■ **Exercise brief**
Where a line holds the string "this", return that line.

■ **Source data**
──────
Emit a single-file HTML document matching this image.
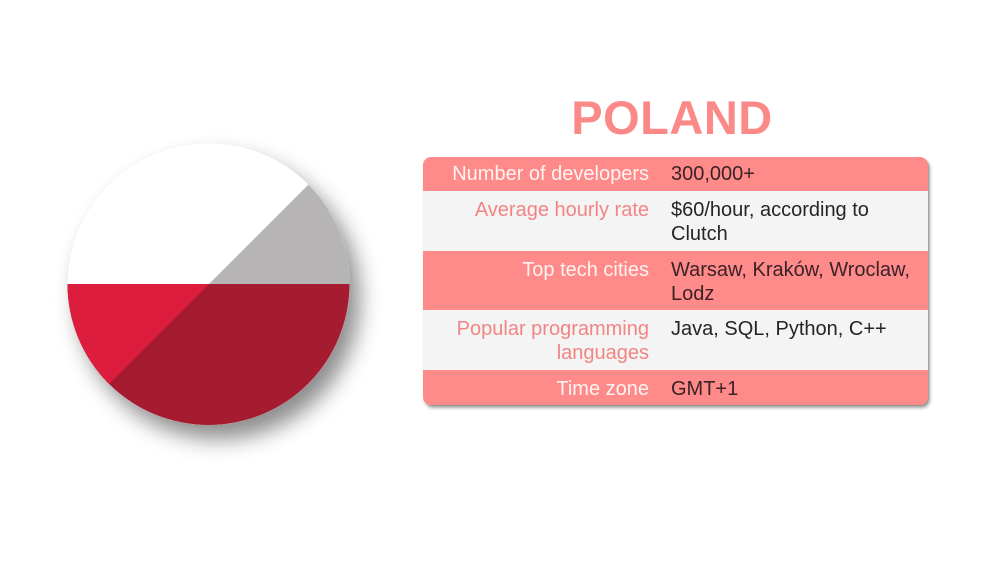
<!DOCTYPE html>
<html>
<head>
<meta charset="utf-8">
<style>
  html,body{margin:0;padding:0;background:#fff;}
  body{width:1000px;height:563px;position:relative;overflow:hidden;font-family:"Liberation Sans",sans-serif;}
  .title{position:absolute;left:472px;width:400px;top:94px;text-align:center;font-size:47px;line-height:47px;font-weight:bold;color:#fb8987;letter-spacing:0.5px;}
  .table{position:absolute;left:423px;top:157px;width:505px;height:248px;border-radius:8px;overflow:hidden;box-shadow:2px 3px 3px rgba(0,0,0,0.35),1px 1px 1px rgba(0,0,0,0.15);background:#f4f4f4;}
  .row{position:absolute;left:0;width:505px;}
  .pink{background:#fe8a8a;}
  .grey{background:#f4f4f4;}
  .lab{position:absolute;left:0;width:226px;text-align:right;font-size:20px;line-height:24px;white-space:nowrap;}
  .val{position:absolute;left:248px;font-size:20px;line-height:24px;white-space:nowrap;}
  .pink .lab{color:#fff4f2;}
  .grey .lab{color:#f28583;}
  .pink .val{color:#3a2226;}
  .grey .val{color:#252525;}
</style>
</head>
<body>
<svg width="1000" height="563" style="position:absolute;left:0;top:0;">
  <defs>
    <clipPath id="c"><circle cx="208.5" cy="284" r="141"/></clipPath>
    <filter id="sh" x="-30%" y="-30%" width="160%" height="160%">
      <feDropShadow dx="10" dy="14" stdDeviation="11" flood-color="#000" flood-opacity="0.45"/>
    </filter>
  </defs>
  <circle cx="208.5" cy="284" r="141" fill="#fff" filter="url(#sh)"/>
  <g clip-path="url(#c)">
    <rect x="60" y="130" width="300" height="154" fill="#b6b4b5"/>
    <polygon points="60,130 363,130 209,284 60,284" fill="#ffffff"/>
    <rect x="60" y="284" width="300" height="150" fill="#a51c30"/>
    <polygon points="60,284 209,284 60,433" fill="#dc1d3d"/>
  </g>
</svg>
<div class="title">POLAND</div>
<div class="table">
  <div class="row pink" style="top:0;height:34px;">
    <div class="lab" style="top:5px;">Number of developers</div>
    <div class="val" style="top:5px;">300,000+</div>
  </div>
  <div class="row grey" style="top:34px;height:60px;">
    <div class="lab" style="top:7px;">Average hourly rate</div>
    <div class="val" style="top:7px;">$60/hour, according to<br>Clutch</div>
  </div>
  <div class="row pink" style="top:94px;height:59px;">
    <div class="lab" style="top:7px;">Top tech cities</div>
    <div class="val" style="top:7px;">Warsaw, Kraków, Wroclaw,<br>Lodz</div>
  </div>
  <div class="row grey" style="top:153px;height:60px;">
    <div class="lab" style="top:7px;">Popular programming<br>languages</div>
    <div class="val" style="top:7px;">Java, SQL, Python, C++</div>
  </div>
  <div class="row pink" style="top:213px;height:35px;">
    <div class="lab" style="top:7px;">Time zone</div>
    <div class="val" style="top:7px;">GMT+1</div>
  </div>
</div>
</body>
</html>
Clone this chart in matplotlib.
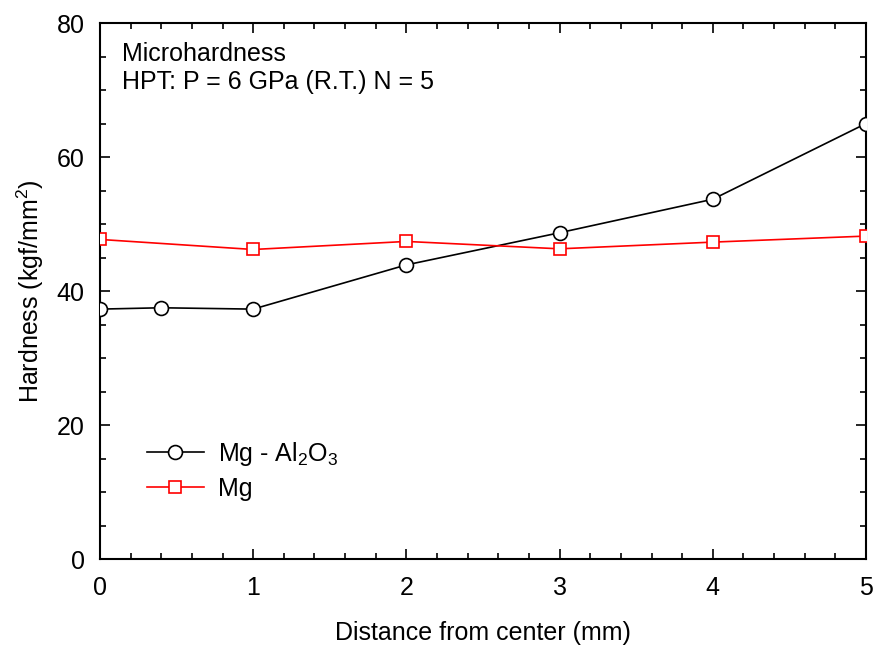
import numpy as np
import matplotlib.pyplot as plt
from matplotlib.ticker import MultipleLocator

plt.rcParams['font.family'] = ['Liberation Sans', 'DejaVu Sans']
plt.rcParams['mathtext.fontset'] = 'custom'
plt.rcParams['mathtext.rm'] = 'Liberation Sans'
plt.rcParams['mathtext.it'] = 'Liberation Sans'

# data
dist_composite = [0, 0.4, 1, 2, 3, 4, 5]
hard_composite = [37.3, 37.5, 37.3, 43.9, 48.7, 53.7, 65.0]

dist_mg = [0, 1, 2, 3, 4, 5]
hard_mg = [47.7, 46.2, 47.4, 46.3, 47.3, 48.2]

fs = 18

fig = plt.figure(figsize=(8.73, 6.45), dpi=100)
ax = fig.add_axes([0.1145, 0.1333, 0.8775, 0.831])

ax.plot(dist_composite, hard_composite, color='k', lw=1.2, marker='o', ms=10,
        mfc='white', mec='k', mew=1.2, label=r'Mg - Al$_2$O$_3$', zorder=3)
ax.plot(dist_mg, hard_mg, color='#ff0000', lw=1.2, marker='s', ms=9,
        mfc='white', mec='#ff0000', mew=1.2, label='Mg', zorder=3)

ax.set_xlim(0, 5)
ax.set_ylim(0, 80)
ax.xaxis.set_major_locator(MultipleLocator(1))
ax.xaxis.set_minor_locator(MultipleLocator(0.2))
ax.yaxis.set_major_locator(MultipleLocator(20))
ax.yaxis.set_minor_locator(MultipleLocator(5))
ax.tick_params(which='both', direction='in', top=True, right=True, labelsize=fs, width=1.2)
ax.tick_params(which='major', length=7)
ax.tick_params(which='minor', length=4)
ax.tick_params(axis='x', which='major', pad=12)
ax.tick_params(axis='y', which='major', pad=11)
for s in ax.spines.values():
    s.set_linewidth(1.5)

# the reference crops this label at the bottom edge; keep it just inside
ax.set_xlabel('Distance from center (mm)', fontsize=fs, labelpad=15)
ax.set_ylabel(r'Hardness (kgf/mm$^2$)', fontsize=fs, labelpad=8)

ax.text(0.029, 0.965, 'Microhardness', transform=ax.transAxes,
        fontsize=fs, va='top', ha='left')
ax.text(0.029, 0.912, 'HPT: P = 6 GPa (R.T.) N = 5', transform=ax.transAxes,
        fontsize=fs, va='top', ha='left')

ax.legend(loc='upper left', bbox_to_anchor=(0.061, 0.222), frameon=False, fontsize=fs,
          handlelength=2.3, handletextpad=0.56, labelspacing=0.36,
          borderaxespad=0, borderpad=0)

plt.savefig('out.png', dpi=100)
──────
■ **Problem solution**
Emit a single-file HTML document matching this image.
Clone this chart in matplotlib.
# the reference crops this label at the bottom edge; keep it just inside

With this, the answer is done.